Required task
Collect all lines from the listing that include the string "matplotlib".

↓↓↓

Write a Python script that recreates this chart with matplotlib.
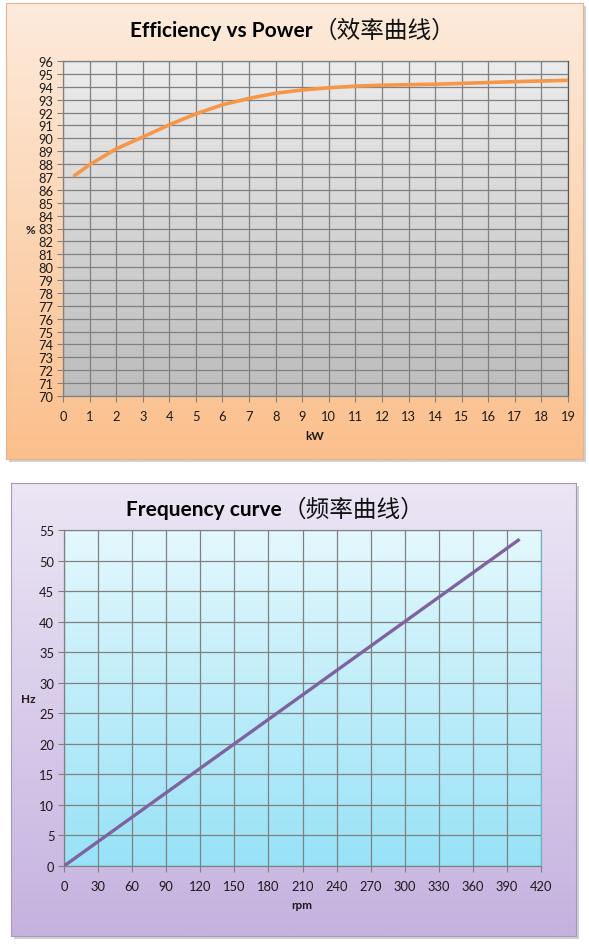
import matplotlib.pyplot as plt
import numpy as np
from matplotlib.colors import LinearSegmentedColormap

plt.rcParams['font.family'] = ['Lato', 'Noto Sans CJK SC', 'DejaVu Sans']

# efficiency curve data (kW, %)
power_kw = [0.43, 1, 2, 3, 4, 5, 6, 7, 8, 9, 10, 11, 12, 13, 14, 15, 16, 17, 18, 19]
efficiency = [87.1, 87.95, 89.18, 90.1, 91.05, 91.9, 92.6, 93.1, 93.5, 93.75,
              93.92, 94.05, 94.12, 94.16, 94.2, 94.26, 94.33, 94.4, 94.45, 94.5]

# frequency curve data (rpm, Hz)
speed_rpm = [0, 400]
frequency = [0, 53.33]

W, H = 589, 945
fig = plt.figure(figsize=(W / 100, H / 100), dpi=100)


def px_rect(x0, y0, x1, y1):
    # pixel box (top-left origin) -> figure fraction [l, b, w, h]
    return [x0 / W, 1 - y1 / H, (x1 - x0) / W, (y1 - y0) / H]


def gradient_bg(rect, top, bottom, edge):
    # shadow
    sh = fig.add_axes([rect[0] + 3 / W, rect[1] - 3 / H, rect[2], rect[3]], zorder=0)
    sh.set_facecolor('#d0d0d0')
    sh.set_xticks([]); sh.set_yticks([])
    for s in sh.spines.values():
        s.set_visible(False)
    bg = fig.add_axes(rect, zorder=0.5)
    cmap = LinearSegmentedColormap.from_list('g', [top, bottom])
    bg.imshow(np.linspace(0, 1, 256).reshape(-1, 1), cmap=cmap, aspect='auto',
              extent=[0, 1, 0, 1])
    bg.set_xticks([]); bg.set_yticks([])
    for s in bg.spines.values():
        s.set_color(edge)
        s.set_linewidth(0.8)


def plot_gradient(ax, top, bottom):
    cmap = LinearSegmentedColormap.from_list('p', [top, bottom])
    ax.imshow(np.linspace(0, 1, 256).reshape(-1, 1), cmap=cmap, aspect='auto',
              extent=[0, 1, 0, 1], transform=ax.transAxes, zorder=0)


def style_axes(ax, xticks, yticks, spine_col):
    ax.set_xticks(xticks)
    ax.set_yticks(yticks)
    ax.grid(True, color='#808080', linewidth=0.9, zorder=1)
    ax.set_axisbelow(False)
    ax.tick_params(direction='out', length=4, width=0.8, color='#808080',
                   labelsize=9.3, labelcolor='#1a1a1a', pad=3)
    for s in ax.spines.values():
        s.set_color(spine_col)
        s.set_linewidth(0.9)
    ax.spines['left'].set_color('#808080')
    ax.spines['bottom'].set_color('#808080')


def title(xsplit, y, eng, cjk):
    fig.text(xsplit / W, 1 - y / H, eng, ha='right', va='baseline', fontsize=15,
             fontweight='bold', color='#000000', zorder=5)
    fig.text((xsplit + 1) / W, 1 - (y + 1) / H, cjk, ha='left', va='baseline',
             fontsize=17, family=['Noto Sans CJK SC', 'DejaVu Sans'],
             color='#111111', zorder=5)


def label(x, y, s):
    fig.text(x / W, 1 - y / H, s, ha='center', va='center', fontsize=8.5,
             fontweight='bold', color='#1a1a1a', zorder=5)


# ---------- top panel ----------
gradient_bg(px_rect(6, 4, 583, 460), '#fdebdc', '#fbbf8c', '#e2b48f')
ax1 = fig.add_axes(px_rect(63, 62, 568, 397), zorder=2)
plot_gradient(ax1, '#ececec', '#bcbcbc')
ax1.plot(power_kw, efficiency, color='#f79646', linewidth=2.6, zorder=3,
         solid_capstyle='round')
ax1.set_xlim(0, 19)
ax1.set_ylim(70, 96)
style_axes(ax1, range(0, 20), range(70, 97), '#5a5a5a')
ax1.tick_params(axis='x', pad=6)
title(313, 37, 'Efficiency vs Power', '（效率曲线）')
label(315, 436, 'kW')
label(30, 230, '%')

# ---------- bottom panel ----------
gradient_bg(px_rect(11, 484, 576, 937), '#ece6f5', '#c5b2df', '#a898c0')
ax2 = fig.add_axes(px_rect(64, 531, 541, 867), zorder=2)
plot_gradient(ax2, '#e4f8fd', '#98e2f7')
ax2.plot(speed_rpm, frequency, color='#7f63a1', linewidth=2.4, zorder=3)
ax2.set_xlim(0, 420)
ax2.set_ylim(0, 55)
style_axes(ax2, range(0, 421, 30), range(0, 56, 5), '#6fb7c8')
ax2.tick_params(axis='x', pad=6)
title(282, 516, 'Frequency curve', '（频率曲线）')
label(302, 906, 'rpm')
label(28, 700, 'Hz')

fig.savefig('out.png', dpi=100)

↑↑↑

Response to the exercise
Write a Python script that recreates this chart with matplotlib.
import matplotlib.pyplot as plt
from matplotlib.colors import LinearSegmentedColormap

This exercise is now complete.